A Three-Ring Circus: Mainstreaming of Our Nation's Classrooms.
The framework of education has changed a great deal over the last few decades. This change in the education system is partly based upon the fact that the best education possible should be given to all students, including those students with physical or learning disabilities. The term mainstreaming was first used in the 1970s and describes classrooms in which students with disabilities and students who do not have disabilities are together. According to Moore, Gilbreath, and Maiuri, the Individuals with Disabilities Education Act, reformed in 1997, calls for free and appropriate education for special needs students. The IDEA emphasizes a least restrictive environment, in which children with special needs are educated to the highest of their ability. This system is in constant use in many schools throughout the United States to fulfill the federal requirements that the United States government put in order to ensure that all students no matter if they have a physical, mental or learning disability be placed with and receive the same education as all other students under equal learning conditions (qtd in Toomey 1).
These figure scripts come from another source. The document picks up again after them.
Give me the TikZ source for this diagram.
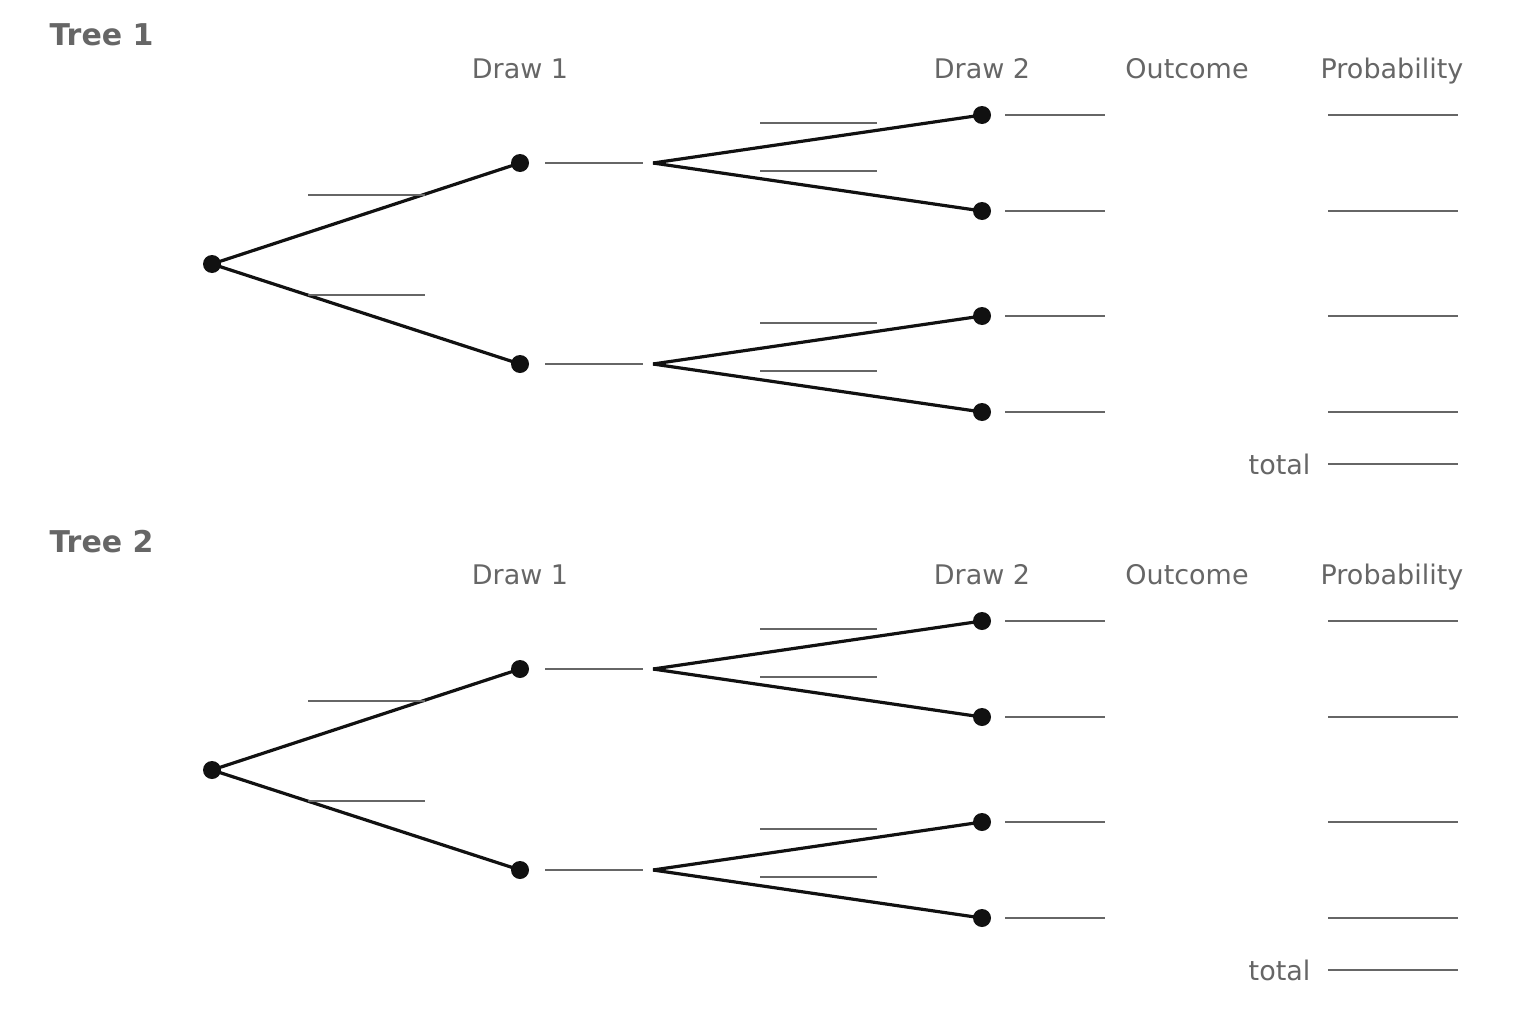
\documentclass[tikz,border=0pt]{standalone}
\usepackage{fontspec}
\setmainfont{DejaVu Sans}
\definecolor{tg}{HTML}{666666}
\definecolor{tb}{HTML}{111111}
\begin{document}
\begin{tikzpicture}[x=1pt,y=-1pt,
  dot/.style={circle,fill=tb,inner sep=0pt,minimum size=18pt},
  br/.style={draw=tb,line width=3.2pt},
  blank/.style={draw=tg,line width=2.4pt},
  hdr/.style={text=tg,font=\fontsize{27}{30}\selectfont,anchor=base},
  ttl/.style={text=tg,font=\fontsize{30}{34}\selectfont\bfseries,anchor=base west}]
\useasboundingbox (0,0) rectangle (1528,1025);
\newcommand\mytree[2]{%
  \begin{scope}[yshift=-#1pt]
  \node[ttl] (#2t) at (46,46) {Tree #2};
  \node[hdr] (#2h1) at (520,78) {Draw 1};
  \node[hdr] (#2h2) at (982,78) {Draw 2};
  \node[hdr] (#2h3) at (1187,78) {Outcome};
  \node[hdr] (#2h4) at (1392,78) {Probability};
  \node[dot] (#2r) at (212,264) {};
  \node[dot] (#2a) at (520,163) {};
  \node[dot] (#2b) at (520,364) {};
  \coordinate (#2ja) at (653,163);
  \coordinate (#2jb) at (653,364);
  \node[dot] (#2c1) at (982,115) {};
  \node[dot] (#2c2) at (982,211) {};
  \node[dot] (#2c3) at (982,316) {};
  \node[dot] (#2c4) at (982,412) {};
  \draw[br] (#2r.center) -- (#2a.center);
  \draw[br] (#2r.center) -- (#2b.center);
  \draw[br] (#2ja) -- (#2c1.center);
  \draw[br] (#2ja) -- (#2c2.center);
  \draw[br] (#2jb) -- (#2c3.center);
  \draw[br] (#2jb) -- (#2c4.center);
  \draw[blank] (308,195) -- (425,195);
  \draw[blank] (308,295) -- (425,295);
  \draw[blank] (545,163) -- (643,163);
  \draw[blank] (545,364) -- (643,364);
  \draw[blank] (760,123) -- (877,123);
  \draw[blank] (760,171) -- (877,171);
  \draw[blank] (760,323) -- (877,323);
  \draw[blank] (760,371) -- (877,371);
  \foreach \yy in {115,211,316,412}{
    \draw[blank] (1005,\yy) -- (1105,\yy);
    \draw[blank] (1328,\yy) -- (1458,\yy);}
  \draw[blank] (1328,464) -- (1458,464);
  \node[hdr,anchor=base east] (#2tot) at (1314,474) {total};
  \end{scope}}
\mytree{0}{1}
\mytree{506}{2}
\end{tikzpicture}
\end{document}
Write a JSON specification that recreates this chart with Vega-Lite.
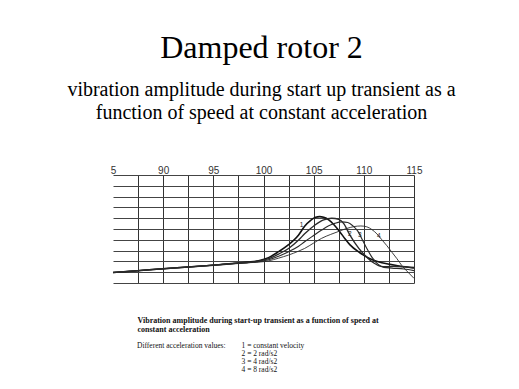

Within the education system this issue of mainstreaming causes much controversy. If inclusion/mainstreaming is not done properly it cannot benefit the special education students, and the non-disabled students in the classroom will suffer from a lack of attention and their quality of learning will be disrupted. Based on my own past experience and knowledge, mainstreaming has not benefited the students, especially the non-disabled students that are now in the same classrooms and disabled students. .
The issue begins here: Rachel, a mentally retarded, speech impaired 9-year-old with an IQ of 44 and a mental age of 4, sits in a California classroom, obviously staring at a textbook that is upside down in front of her.